- _SOURCE DATA_
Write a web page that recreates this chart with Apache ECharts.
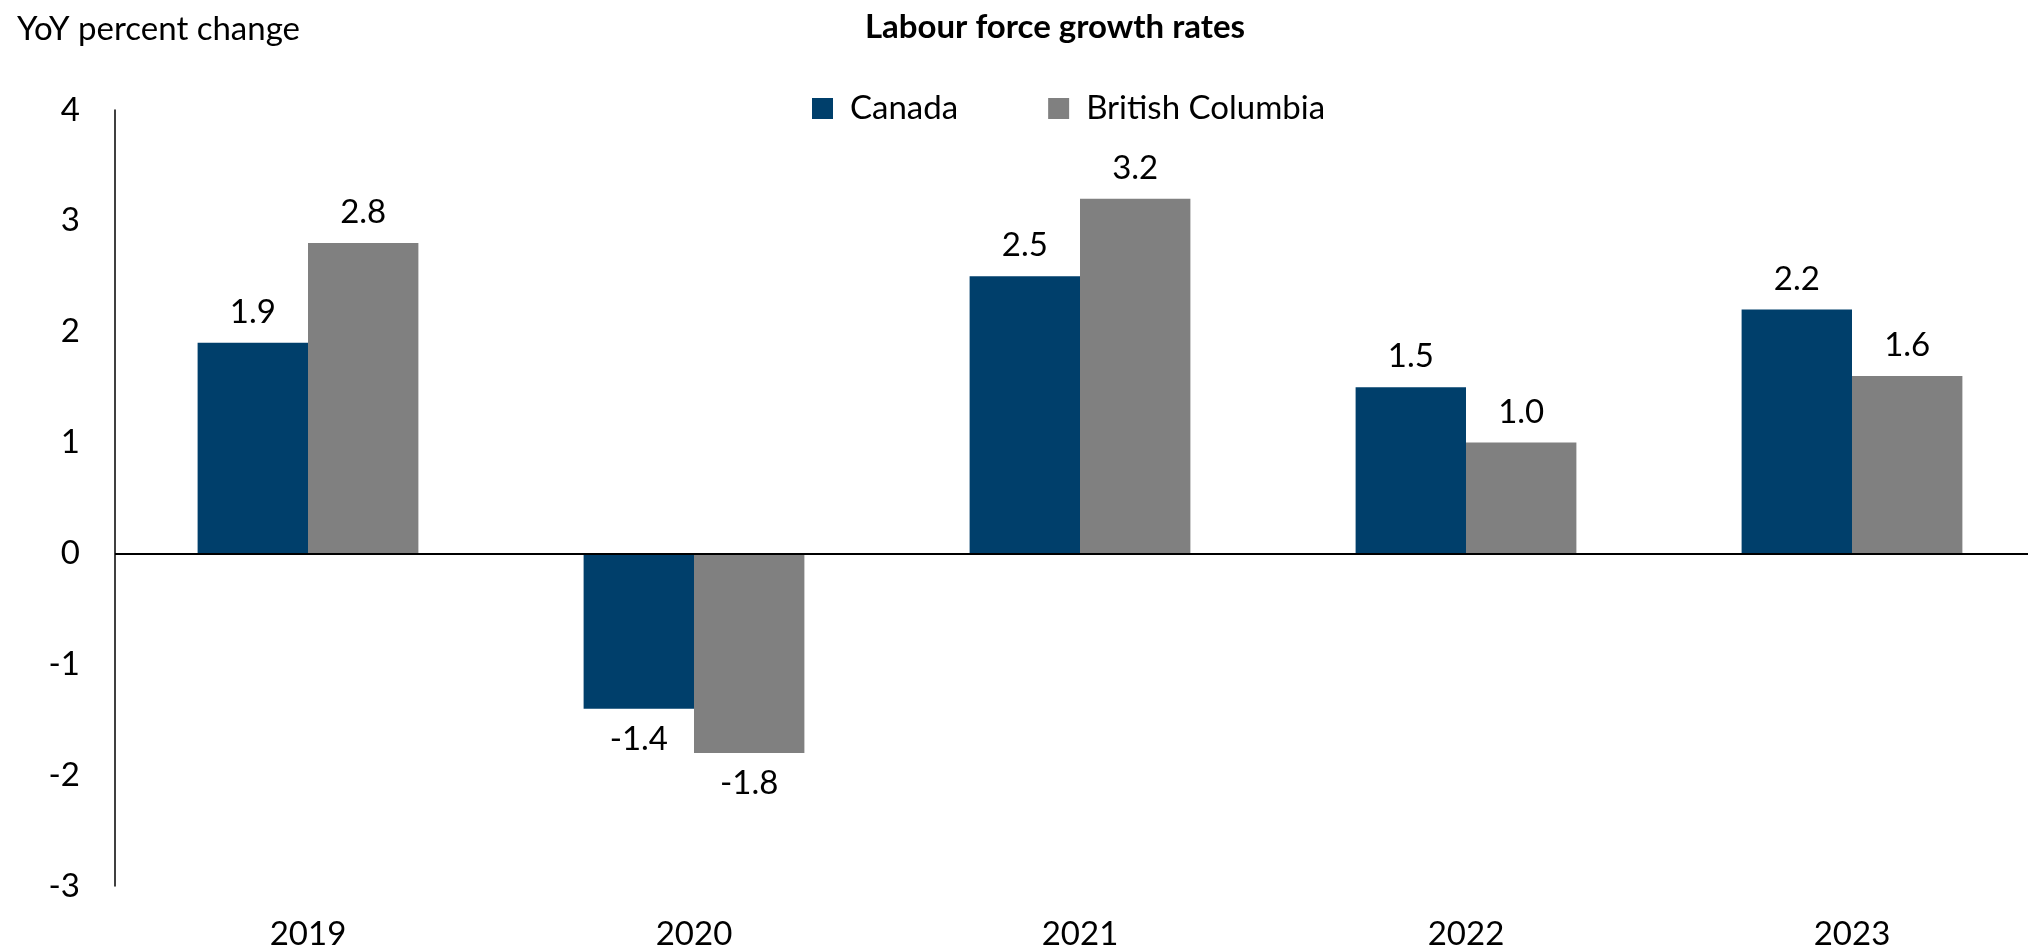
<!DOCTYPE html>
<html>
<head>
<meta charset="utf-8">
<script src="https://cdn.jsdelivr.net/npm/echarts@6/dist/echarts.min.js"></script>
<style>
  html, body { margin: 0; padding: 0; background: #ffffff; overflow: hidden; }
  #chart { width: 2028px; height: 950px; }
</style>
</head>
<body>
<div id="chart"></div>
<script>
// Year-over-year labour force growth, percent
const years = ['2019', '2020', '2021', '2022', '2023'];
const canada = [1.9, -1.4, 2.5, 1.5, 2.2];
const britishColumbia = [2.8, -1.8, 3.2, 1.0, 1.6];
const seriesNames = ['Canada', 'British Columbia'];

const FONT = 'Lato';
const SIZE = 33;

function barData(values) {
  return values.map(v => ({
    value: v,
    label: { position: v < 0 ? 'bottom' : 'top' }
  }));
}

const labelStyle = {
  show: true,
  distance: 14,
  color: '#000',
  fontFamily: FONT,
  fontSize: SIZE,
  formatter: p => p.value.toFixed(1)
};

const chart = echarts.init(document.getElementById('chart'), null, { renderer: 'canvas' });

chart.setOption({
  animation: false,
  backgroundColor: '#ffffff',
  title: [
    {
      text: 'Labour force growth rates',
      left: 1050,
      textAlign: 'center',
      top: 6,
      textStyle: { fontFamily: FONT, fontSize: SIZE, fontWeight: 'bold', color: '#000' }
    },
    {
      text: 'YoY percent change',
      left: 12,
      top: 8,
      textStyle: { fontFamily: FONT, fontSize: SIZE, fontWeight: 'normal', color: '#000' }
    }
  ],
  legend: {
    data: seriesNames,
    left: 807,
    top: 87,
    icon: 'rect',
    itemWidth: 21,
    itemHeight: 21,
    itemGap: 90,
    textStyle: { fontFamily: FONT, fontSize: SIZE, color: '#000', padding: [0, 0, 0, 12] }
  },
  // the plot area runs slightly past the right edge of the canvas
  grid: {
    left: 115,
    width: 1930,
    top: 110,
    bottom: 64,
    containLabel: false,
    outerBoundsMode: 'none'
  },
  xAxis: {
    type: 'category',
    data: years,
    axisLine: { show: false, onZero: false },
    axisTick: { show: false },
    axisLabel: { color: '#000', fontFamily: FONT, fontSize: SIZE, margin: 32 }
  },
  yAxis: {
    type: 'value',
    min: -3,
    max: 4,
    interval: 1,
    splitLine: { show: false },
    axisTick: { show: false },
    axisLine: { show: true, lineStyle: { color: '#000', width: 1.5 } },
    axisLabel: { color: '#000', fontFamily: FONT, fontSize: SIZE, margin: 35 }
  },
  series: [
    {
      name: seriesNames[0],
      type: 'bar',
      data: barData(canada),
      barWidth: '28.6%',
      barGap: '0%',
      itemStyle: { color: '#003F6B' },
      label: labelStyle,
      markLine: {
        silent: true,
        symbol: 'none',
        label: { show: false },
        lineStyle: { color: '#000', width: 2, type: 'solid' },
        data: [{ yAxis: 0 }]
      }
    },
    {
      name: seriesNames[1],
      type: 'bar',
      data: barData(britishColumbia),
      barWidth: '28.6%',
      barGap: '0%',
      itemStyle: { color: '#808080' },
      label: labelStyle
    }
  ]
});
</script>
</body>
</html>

- _EXERCISE OBJECTIVE_
Reproduce the whole listing above word for word, but not its pictures.

- _WRITTEN ANSWER_
Write a web page that recreates this chart with Apache ECharts.
<!DOCTYPE html>
<html>
<head>
<meta charset="utf-8">
<script src="https://cdn.jsdelivr.net/npm/echarts@6/dist/echarts.min.js"></script>
<style>
  html, body { margin: 0; padding: 0; background: #ffffff; overflow: hidden; }
  #chart { width: 2028px; height: 950px; }
</style>
</head>
<body>
<div id="chart"></div>
<script>
// Year-over-year labour force growth, percent
const years = ['2019', '2020', '2021', '2022', '2023'];
const canada = [1.9, -1.4, 2.5, 1.5, 2.2];
const britishColumbia = [2.8, -1.8, 3.2, 1.0, 1.6];
const seriesNames = ['Canada', 'British Columbia'];

const FONT = 'Lato';
const SIZE = 33;

function barData(values) {
  return values.map(v => ({
    value: v,
    label: { position: v < 0 ? 'bottom' : 'top' }
  }));
}

const labelStyle = {
  show: true,
  distance: 14,
  color: '#000',
  fontFamily: FONT,
  fontSize: SIZE,
  formatter: p => p.value.toFixed(1)
};

const chart = echarts.init(document.getElementById('chart'), null, { renderer: 'canvas' });

chart.setOption({
  animation: false,
  backgroundColor: '#ffffff',
  title: [
    {
      text: 'Labour force growth rates',
      left: 1050,
      textAlign: 'center',
      top: 6,
      textStyle: { fontFamily: FONT, fontSize: SIZE, fontWeight: 'bold', color: '#000' }
    },
    {
      text: 'YoY percent change',
      left: 12,
      top: 8,
      textStyle: { fontFamily: FONT, fontSize: SIZE, fontWeight: 'normal', color: '#000' }
    }
  ],
  legend: {
    data: seriesNames,
    left: 807,
    top: 87,
    icon: 'rect',
    itemWidth: 21,
    itemHeight: 21,
    itemGap: 90,
    textStyle: { fontFamily: FONT, fontSize: SIZE, color: '#000', padding: [0, 0, 0, 12] }
  },
  // the plot area runs slightly past the right edge of the canvas
  grid: {
    left: 115,
    width: 1930,
    top: 110,
    bottom: 64,
    containLabel: false,
    outerBoundsMode: 'none'
  },
  xAxis: {
    type: 'category',
    data: years,
    axisLine: { show: false, onZero: false },
    axisTick: { show: false },
    axisLabel: { color: '#000', fontFamily: FONT, fontSize: SIZE, margin: 32 }
  },
  yAxis: {
    type: 'value',
    min: -3,
    max: 4,
    interval: 1,
    splitLine: { show: false },
    axisTick: { show: false },
    axisLine: { show: true, lineStyle: { color: '#000', width: 1.5 } },
    axisLabel: { color: '#000', fontFamily: FONT, fontSize: SIZE, margin: 35 }
  },
  series: [
    {
      name: seriesNames[0],
      type: 'bar',
      data: barData(canada),
      barWidth: '28.6%',
      barGap: '0%',
      itemStyle: { color: '#003F6B' },
      label: labelStyle,
      markLine: {
        silent: true,
        symbol: 'none',
        label: { show: false },
        lineStyle: { color: '#000', width: 2, type: 'solid' },
        data: [{ yAxis: 0 }]
      }
    },
    {
      name: seriesNames[1],
      type: 'bar',
      data: barData(britishColumbia),
      barWidth: '28.6%',
      barGap: '0%',
      itemStyle: { color: '#808080' },
      label: labelStyle
    }
  ]
});
</script>
</body>
</html>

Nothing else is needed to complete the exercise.